题目地址：Codeforces：Problem – 3C – Codeforces、洛谷：CF3C Tic-tac-toe – 洛谷 | 计算机科学教育新生态

题目描述

Certainly, everyone is familiar with tic-tac-toe game. The rules are very simple indeed. Two players take turns marking the cells in a 3 × 3 grid (one player always draws crosses, the other — noughts). The player who succeeds first in placing three of his marks in a horizontal, vertical or diagonal line wins, and the game is finished. The player who draws crosses goes first. If the grid is filled, but neither Xs, nor 0s form the required line, a draw is announced.

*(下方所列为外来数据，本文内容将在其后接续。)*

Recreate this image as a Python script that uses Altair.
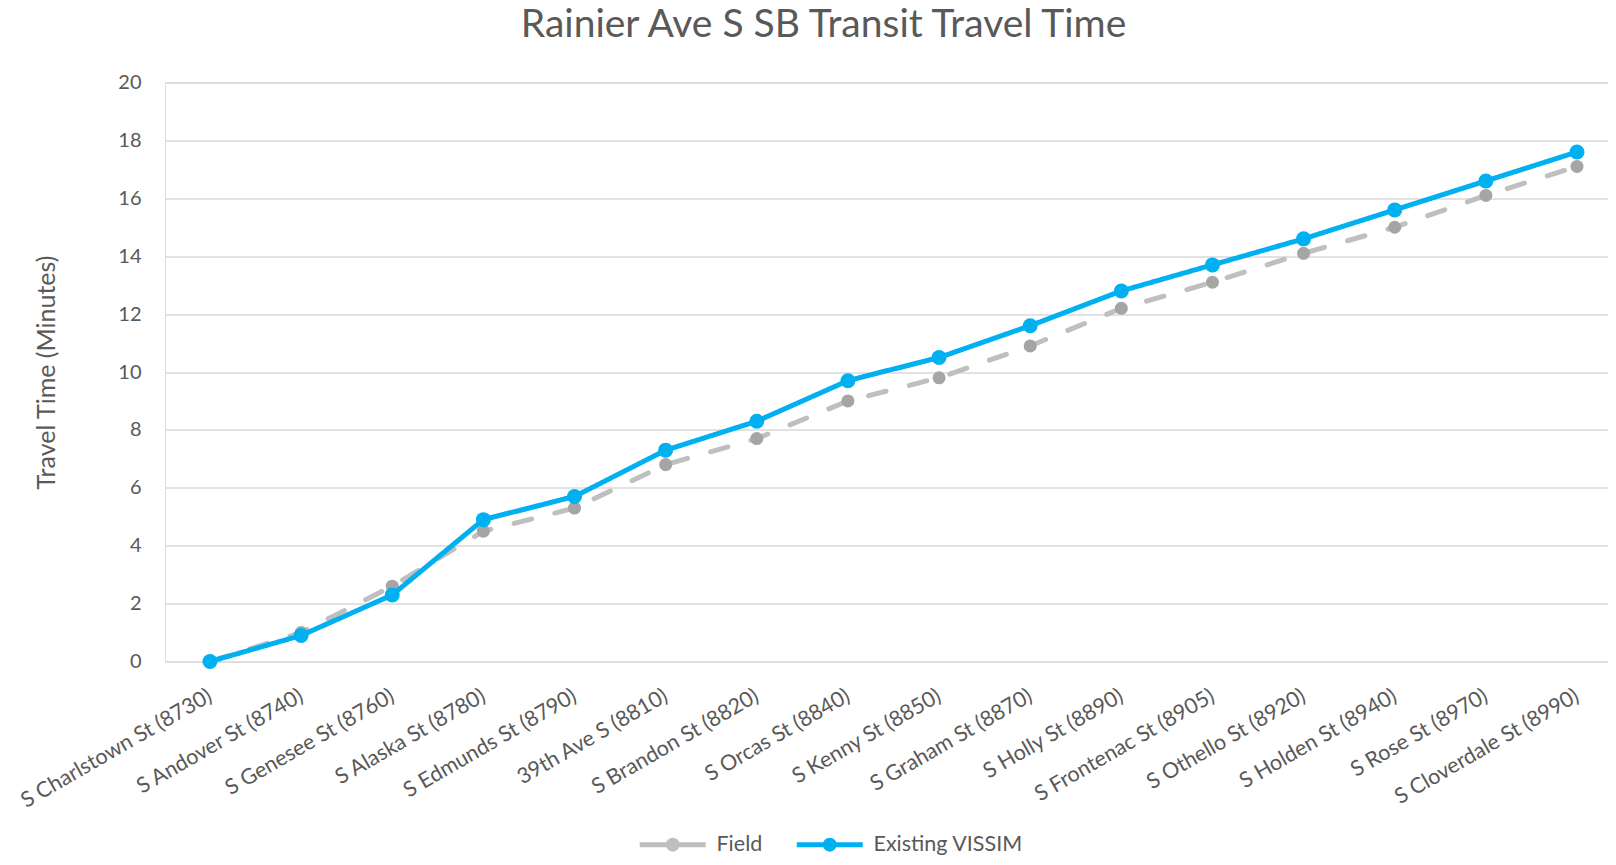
import altair as alt
import pandas as pd

stops = [
    "S Charlstown St (8730)", "S Andover St (8740)", "S Genesee St (8760)",
    "S Alaska St (8780)", "S Edmunds St (8790)", "39th Ave S (8810)",
    "S Brandon St (8820)", "S Orcas St (8840)", "S Kenny St (8850)",
    "S Graham St (8870)", "S Holly St (8890)", "S Frontenac St (8905)",
    "S Othello St (8920)", "S Holden St (8940)", "S Rose St (8970)",
    "S Cloverdale St (8990)",
]
field = [0, 1.0, 2.6, 4.5, 5.3, 6.8, 7.7, 9.0, 9.8, 10.9, 12.2, 13.1, 14.1, 15.0, 16.1, 17.1]
vissim = [0, 0.9, 2.3, 4.9, 5.7, 7.3, 8.3, 9.7, 10.5, 11.6, 12.8, 13.7, 14.6, 15.6, 16.6, 17.6]
series_names = ["Field", "Existing VISSIM"]
y_ticks = [0, 2, 4, 6, 8, 10, 12, 14, 16, 18, 20]

rows = []
for s, vals in zip(series_names, [field, vissim]):
    for stop, v in zip(stops, vals):
        rows.append({"stop": stop, "series": s, "value": v})
df = pd.DataFrame(rows)

FONT = "Lato"
TXT = "#595959"
W, H = 1443, 579

legend_path = ("M-6.6,0L6.6,0"
               "M-0.9,0A0.9,0.9,0,1,1,0.9,0A0.9,0.9,0,1,1,-0.9,0"
               "M-0.4,0A0.4,0.4,0,1,1,0.4,0A0.4,0.4,0,1,1,-0.4,0")

x_enc = alt.X(
    "stop:N", sort=stops,
    scale=alt.Scale(type="point", padding=0.417, align=0.592),
    axis=alt.Axis(title=None, labelAngle=-30, labelAlign="right", labelBaseline="middle",
                  labelPadding=33, labelFont=FONT, labelFontSize=21.5, labelColor=TXT,
                  labelLimit=0, domain=False, ticks=False, grid=False, labelOverlap=False),
)
y_enc = alt.Y(
    "value:Q", scale=alt.Scale(domain=[0, 20], nice=False),
    axis=alt.Axis(title="Travel Time (Minutes)", values=y_ticks, domain=False, ticks=False,
                  labelPadding=24, labelFont=FONT, labelFontSize=20, labelColor=TXT,
                  gridColor="#D9D9D9", gridWidth=1.5,
                  titleFont=FONT, titleFontSize=25, titleColor=TXT, titleFontWeight="normal",
                  titleAngle=270, titleAlign="center", titleBaseline="middle",
                  titleX=-119, titleY=H / 2),
)
color_enc = alt.Color(
    "series:N",
    scale=alt.Scale(domain=series_names, range=["#BFBFBF", "#00B0F0"]),
    legend=alt.Legend(title=None, orient="none", direction="horizontal",
                      legendX=497, legendY=751, padding=0,
                      symbolType=legend_path, symbolSize=100, symbolStrokeWidth=5,
                      labelFont=FONT, labelFontSize=21.5, labelColor=TXT,
                      labelOffset=33, columnPadding=23),
)
fill_enc = alt.Fill("series:N", scale=alt.Scale(domain=series_names, range=["#A5A5A5", "#00B0F0"]),
                    legend=None)

base = alt.Chart(df).encode(x=x_enc, y=y_enc)

layers = []
for s, dash, psize in [("Field", [18, 24], 170), ("Existing VISSIM", [1, 0], 225)]:
    sub = base.transform_filter(alt.datum.series == s)
    line = sub.mark_line(strokeWidth=5, strokeCap="round", strokeJoin="round",
                         strokeDash=dash).encode(color=color_enc)
    pts = sub.mark_point(filled=True, opacity=1, size=psize, shape="circle",
                         strokeWidth=0).encode(fill=fill_enc)
    layers += [line, pts]

chart = alt.layer(*layers).properties(
    width=W, height=H,
    title=alt.TitleParams("Rainier Ave S SB Transit Travel Time", font=FONT, fontSize=39,
                          fontWeight="normal", color=TXT, anchor="middle", dx=-63, dy=13,
                          baseline="alphabetic", offset=10),
    autosize=alt.AutoSizeParams(type="none"),
    padding={"left": 157, "top": 74.5, "right": 0, "bottom": 195.5},
).configure_view(stroke=None).configure(background="white")

chart.save("out.html", embed_options={"renderer": "svg", "actions": False})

You are given a 3 × 3 grid, each grid cell is empty, or occupied by a cross or a nought. You have to find the player (first or second), whose turn is next, or print one of the verdicts below:

• illegal — if the given board layout can’t appear during a valid game;
• the first player won — if in the given board layout the first player has just won;
• the second player won — if in the given board layout the second player has just won;
• draw — if the given board layout has just let to a draw.

题意简述

给一个井字棋（三子棋）的局面，请判断该局面的状态，状态有以下几种：

• 下一步X玩家下棋
• 下一步O玩家下棋
• 非法状态（正常游戏过程中不会出现的局面）
• X玩家获胜
• O玩家获胜
• 平局

井字棋玩法请百度。

输入输出格式

输入格式：
The input consists of three lines, each of the lines contains characters “.”, “X” or “0” (a period, a capital letter X, or a digit zero).

输出格式：
Print one of the six verdicts: first, second, illegal, the first player won, the second player won or draw.

输入输出样例

输入样例#1：

X0X
.0.
.X.

输出样例#1：

second

题解

大模拟题，细节和分类特别多。分状态讨论符合的情况。

下一步X下棋，仅出现于合法且无人获胜的局面中，特征是局面中X和O的数量相同。
下一步O下棋，仅出现于合法且无人获胜的局面中，特征是局面中X比O的数量多1。
非法状态，有以下几类：X与O的数量的关系既不是相同也不是X比O多1；X获胜之后O仍然下了一步棋（X获胜之后X与O数量相同）；O获胜之后X仍然下了一步棋（O获胜之后X比O数量多1）。
X获胜，合法局面中X棋子占据了某一行、列或正副对角线。
O获胜，合法局面中O棋子占据了某一行、列或正副对角线。
平局，合法局面，无人获胜，且棋盘中没有空位。

调试的时候平均一个submission过一个测试点，果然还是我太菜了。

代码

// Code by KSkun, 2019/6
#include <cstdio>

char a[5][5];

int main() {
    scanf("%s%s%s", a[1] + 1, a[2] + 1, a[3] + 1);
    int cntx = 0, cnto = 0;
    bool hasdot = false;
    for(int i = 1; i <= 3; i++) {
        for(int j = 1; j <= 3; j++) {
            if(a[i][j] == 'X') cntx++;
            if(a[i][j] == '0') cnto++;
            if(a[i][j] == '.') hasdot = true;
        }
    }
    if(cntx != cnto && cntx != cnto + 1) {
        puts("illegal"); return 0;
    }
    bool fw = false, sw = false;
    for(int i = 1; i <= 3; i++) {
        if(a[i][1] == a[i][2] && a[i][2] == a[i][3]) {
            if(a[i][1] == 'X') fw = true;
            else if(a[i][1] == '0') sw = true;
        }
    }
    for(int i = 1; i <= 3; i++) {
        if(a[1][i] == a[2][i] && a[2][i] == a[3][i]) {
            if(a[1][i] == 'X') fw = true;
            else if(a[1][i] == '0') sw = true;
        }
    }
    if(a[1][1] == a[2][2] && a[2][2] == a[3][3]) {
        if(a[1][1] == 'X') fw = true;
        else if(a[1][1] == '0') sw = true;
    }
    if(a[1][3] == a[2][2] && a[2][2] == a[3][1]) {
        if(a[1][3] == 'X') fw = true;
        else if(a[1][3] == '0') sw = true;
    }
    if(fw && sw) puts("illegal");
    else if(fw && cntx != cnto + 1) puts("illegal");
    else if(sw && cntx != cnto) puts("illegal");
    else if(fw) puts("the first player won");
    else if(sw) puts("the second player won");
    else if(!hasdot) puts("draw");
    else if(cntx == cnto) puts("first");
    else if(cntx == cnto + 1) puts("second");
    return 0;
}